Stated problem: Return each line of the material verbatim.

• • • • •

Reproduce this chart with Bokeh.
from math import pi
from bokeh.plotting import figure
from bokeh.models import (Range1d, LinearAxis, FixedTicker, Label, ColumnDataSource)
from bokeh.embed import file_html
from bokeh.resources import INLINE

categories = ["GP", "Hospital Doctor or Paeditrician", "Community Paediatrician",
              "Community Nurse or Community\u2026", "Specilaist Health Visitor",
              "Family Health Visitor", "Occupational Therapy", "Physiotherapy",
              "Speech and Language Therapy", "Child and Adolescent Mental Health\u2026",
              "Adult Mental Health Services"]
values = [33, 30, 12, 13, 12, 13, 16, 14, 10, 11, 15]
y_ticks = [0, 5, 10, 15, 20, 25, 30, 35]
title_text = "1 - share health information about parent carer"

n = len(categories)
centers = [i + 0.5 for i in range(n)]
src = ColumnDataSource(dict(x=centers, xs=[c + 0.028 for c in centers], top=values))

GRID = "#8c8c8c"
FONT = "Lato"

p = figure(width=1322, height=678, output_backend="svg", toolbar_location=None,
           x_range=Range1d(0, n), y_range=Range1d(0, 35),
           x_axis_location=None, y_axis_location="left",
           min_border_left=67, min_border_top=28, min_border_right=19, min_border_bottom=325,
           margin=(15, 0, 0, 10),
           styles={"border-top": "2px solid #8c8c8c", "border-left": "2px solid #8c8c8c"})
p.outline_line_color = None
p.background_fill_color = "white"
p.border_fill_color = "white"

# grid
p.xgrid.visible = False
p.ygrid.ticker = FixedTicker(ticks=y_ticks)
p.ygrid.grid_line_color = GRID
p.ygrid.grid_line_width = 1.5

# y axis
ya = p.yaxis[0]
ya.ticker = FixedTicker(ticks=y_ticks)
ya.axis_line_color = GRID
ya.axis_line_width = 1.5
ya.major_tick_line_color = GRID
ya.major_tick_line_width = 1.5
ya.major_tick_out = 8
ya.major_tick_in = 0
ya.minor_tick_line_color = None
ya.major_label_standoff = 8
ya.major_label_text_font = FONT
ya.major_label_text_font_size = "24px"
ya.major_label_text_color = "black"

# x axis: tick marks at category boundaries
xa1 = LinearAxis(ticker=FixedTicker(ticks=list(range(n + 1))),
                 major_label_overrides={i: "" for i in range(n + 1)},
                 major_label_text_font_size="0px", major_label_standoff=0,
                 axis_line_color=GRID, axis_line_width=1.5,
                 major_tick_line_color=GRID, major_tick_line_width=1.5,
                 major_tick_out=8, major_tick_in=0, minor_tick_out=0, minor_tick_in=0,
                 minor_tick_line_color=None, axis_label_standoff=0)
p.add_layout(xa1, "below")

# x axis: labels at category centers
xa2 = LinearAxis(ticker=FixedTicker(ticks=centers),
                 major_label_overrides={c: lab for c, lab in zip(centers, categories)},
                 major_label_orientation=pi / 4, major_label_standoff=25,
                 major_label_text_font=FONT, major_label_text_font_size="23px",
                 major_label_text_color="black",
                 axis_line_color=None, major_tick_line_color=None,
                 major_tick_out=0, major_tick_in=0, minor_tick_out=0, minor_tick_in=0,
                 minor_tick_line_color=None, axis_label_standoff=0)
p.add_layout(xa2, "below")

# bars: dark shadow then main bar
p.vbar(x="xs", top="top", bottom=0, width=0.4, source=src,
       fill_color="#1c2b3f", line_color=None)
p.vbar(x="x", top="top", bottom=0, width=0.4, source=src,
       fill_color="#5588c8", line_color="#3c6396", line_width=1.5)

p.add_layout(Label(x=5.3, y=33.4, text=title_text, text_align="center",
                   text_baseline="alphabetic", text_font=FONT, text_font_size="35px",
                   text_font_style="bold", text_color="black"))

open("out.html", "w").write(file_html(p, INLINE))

• • • • •

Complete answer:
Reproduce this chart with Bokeh.
from math import pi
from bokeh.plotting import figure
from bokeh.models import (Range1d, LinearAxis, FixedTicker, Label, ColumnDataSource)
from bokeh.embed import file_html
from bokeh.resources import INLINE

categories = ["GP", "Hospital Doctor or Paeditrician", "Community Paediatrician",
              "Community Nurse or Community\u2026", "Specilaist Health Visitor",
              "Family Health Visitor", "Occupational Therapy", "Physiotherapy",
              "Speech and Language Therapy", "Child and Adolescent Mental Health\u2026",
              "Adult Mental Health Services"]
values = [33, 30, 12, 13, 12, 13, 16, 14, 10, 11, 15]
y_ticks = [0, 5, 10, 15, 20, 25, 30, 35]
title_text = "1 - share health information about parent carer"

n = len(categories)
centers = [i + 0.5 for i in range(n)]
src = ColumnDataSource(dict(x=centers, xs=[c + 0.028 for c in centers], top=values))

GRID = "#8c8c8c"
FONT = "Lato"

p = figure(width=1322, height=678, output_backend="svg", toolbar_location=None,
           x_range=Range1d(0, n), y_range=Range1d(0, 35),
           x_axis_location=None, y_axis_location="left",
           min_border_left=67, min_border_top=28, min_border_right=19, min_border_bottom=325,
           margin=(15, 0, 0, 10),
           styles={"border-top": "2px solid #8c8c8c", "border-left": "2px solid #8c8c8c"})
p.outline_line_color = None
p.background_fill_color = "white"
p.border_fill_color = "white"

# grid
p.xgrid.visible = False
p.ygrid.ticker = FixedTicker(ticks=y_ticks)
p.ygrid.grid_line_color = GRID
p.ygrid.grid_line_width = 1.5

# y axis
ya = p.yaxis[0]
ya.ticker = FixedTicker(ticks=y_ticks)
ya.axis_line_color = GRID
ya.axis_line_width = 1.5
ya.major_tick_line_color = GRID
ya.major_tick_line_width = 1.5
ya.major_tick_out = 8
ya.major_tick_in = 0
ya.minor_tick_line_color = None
ya.major_label_standoff = 8
ya.major_label_text_font = FONT
ya.major_label_text_font_size = "24px"
ya.major_label_text_color = "black"

# x axis: tick marks at category boundaries
xa1 = LinearAxis(ticker=FixedTicker(ticks=list(range(n + 1))),
                 major_label_overrides={i: "" for i in range(n + 1)},
                 major_label_text_font_size="0px", major_label_standoff=0,
                 axis_line_color=GRID, axis_line_width=1.5,
                 major_tick_line_color=GRID, major_tick_line_width=1.5,
                 major_tick_out=8, major_tick_in=0, minor_tick_out=0, minor_tick_in=0,
                 minor_tick_line_color=None, axis_label_standoff=0)
p.add_layout(xa1, "below")

# x axis: labels at category centers
xa2 = LinearAxis(ticker=FixedTicker(ticks=centers),
                 major_label_overrides={c: lab for c, lab in zip(centers, categories)},
                 major_label_orientation=pi / 4, major_label_standoff=25,
                 major_label_text_font=FONT, major_label_text_font_size="23px",
                 major_label_text_color="black",
                 axis_line_color=None, major_tick_line_color=None,
                 major_tick_out=0, major_tick_in=0, minor_tick_out=0, minor_tick_in=0,
                 minor_tick_line_color=None, axis_label_standoff=0)
p.add_layout(xa2, "below")

# bars: dark shadow then main bar
p.vbar(x="xs", top="top", bottom=0, width=0.4, source=src,
       fill_color="#1c2b3f", line_color=None)
p.vbar(x="x", top="top", bottom=0, width=0.4, source=src,
       fill_color="#5588c8", line_color="#3c6396", line_width=1.5)

p.add_layout(Label(x=5.3, y=33.4, text=title_text, text_align="center",
                   text_baseline="alphabetic", text_font=FONT, text_font_size="35px",
                   text_font_style="bold", text_color="black"))

open("out.html", "w").write(file_html(p, INLINE))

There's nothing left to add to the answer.